At the Vision and Eye Research Unit, we have been exploring how visual short-term memory declines with age, and whether visual short-term memory performance can serve as a biomarker for detection of early cognitive decline linked to Alzheimer’s disease.
Visual short-term memory is a transient memory system that stores visual information active for a few seconds. This memory system is vital for performing ongoing cognitive tasks that underpin our everyday activities, such as scene perception and visual search. The key aspect of visual short-term memory system that we are interested in exploring is ‘memory binding’, which is a cognitive process by which different features of an object (such as colour, shape and name) are linked together in our memory.

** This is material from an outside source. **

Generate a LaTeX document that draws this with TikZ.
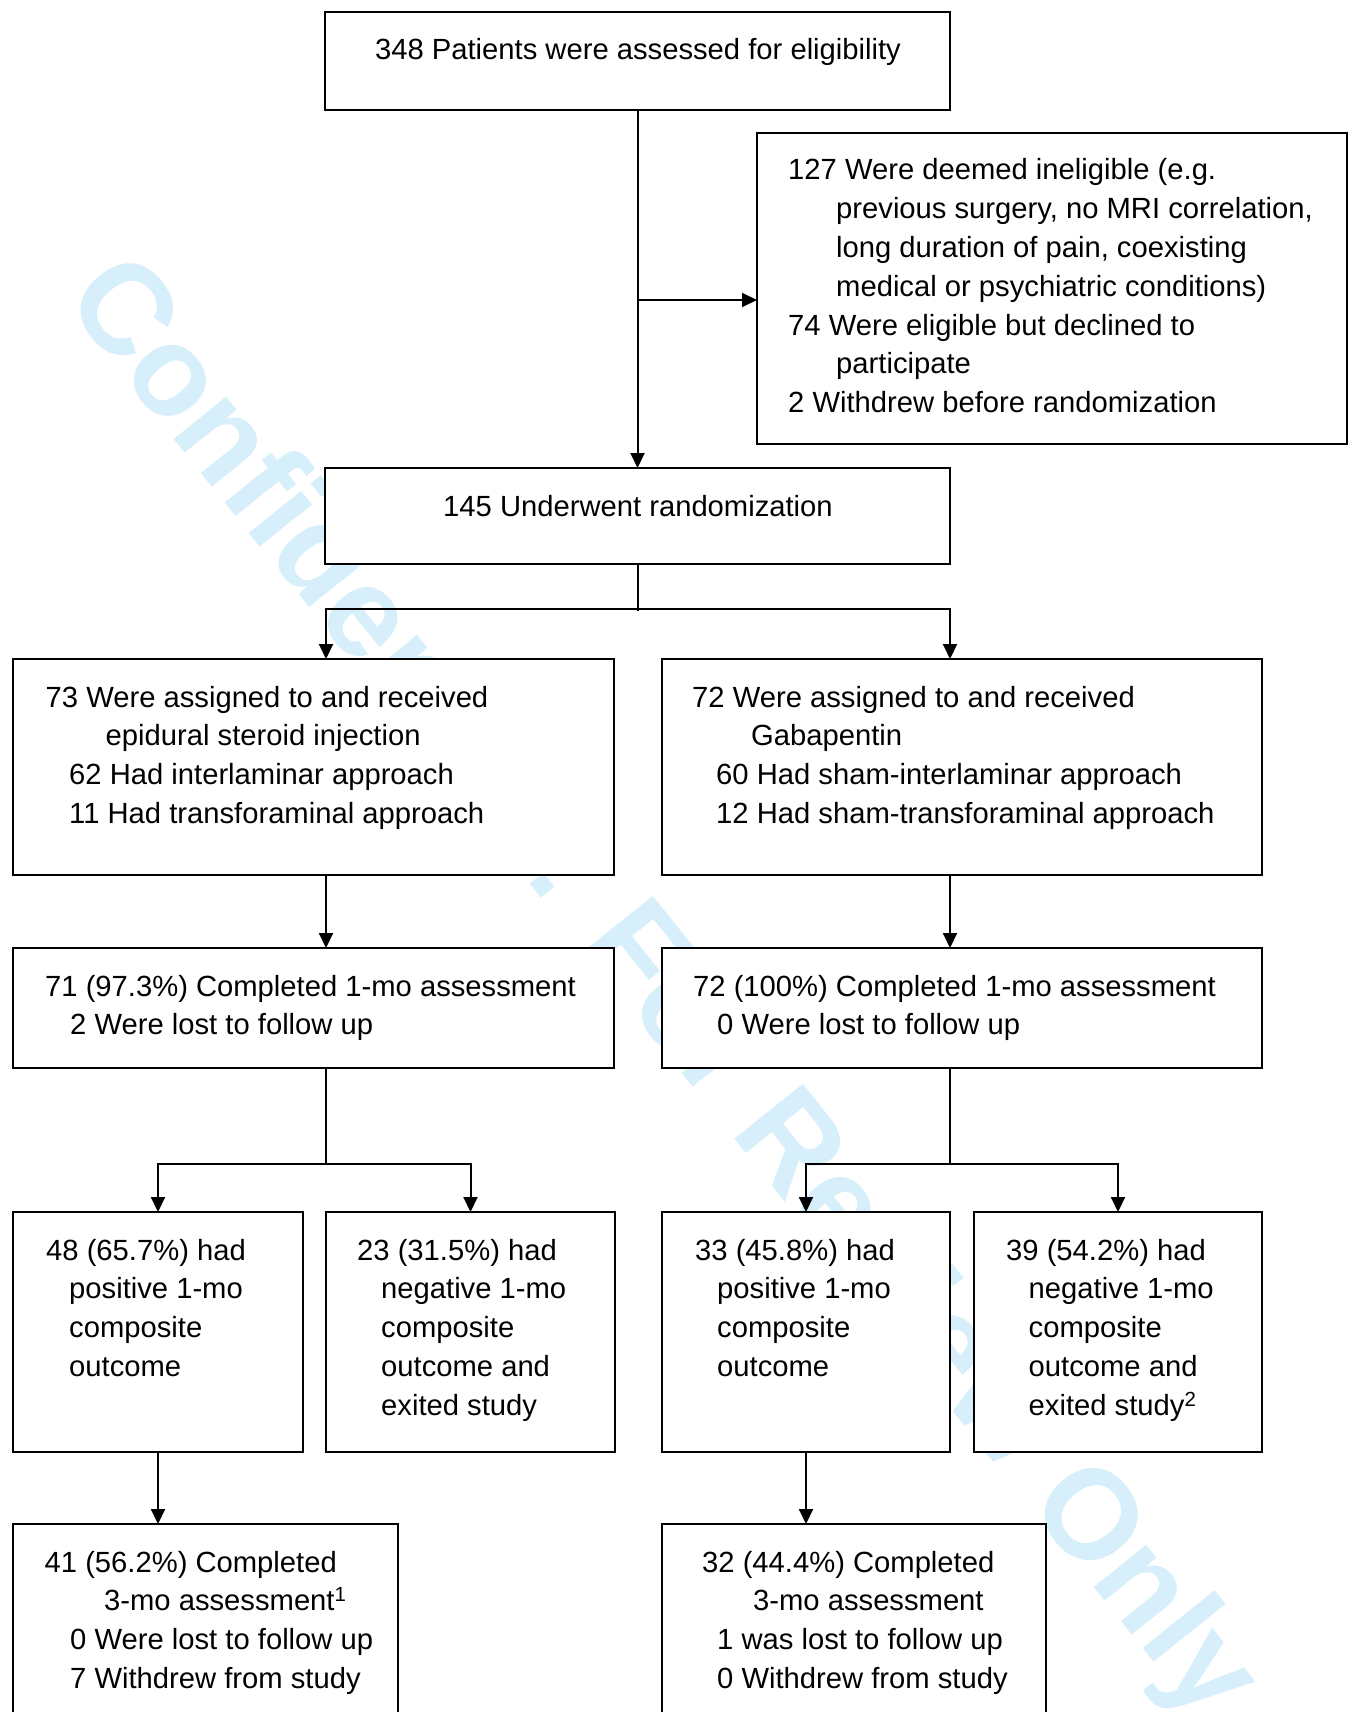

We're interested in exploring this feature because brain areas that support memory binding are said to be affected early during the course of Alzheimer’s disease. However, there is very little evidence linking visual short-term memory binding and early cognitive decline.
Our published findings on healthy young subjects, healthy elderly subjects, and subjects with early dementia suggest that visual short-term memory deteriorates differently in response to the ageing process and the process of early dementia.
We are exploring deterioration in visual short-term memory binding by recruiting a larger sample of clinical population. Our psychophysics lab – which is equipped with a state-of-the-art eye tracking device, eyelink 1000 – is used for for conducting visual short-term memory experiments.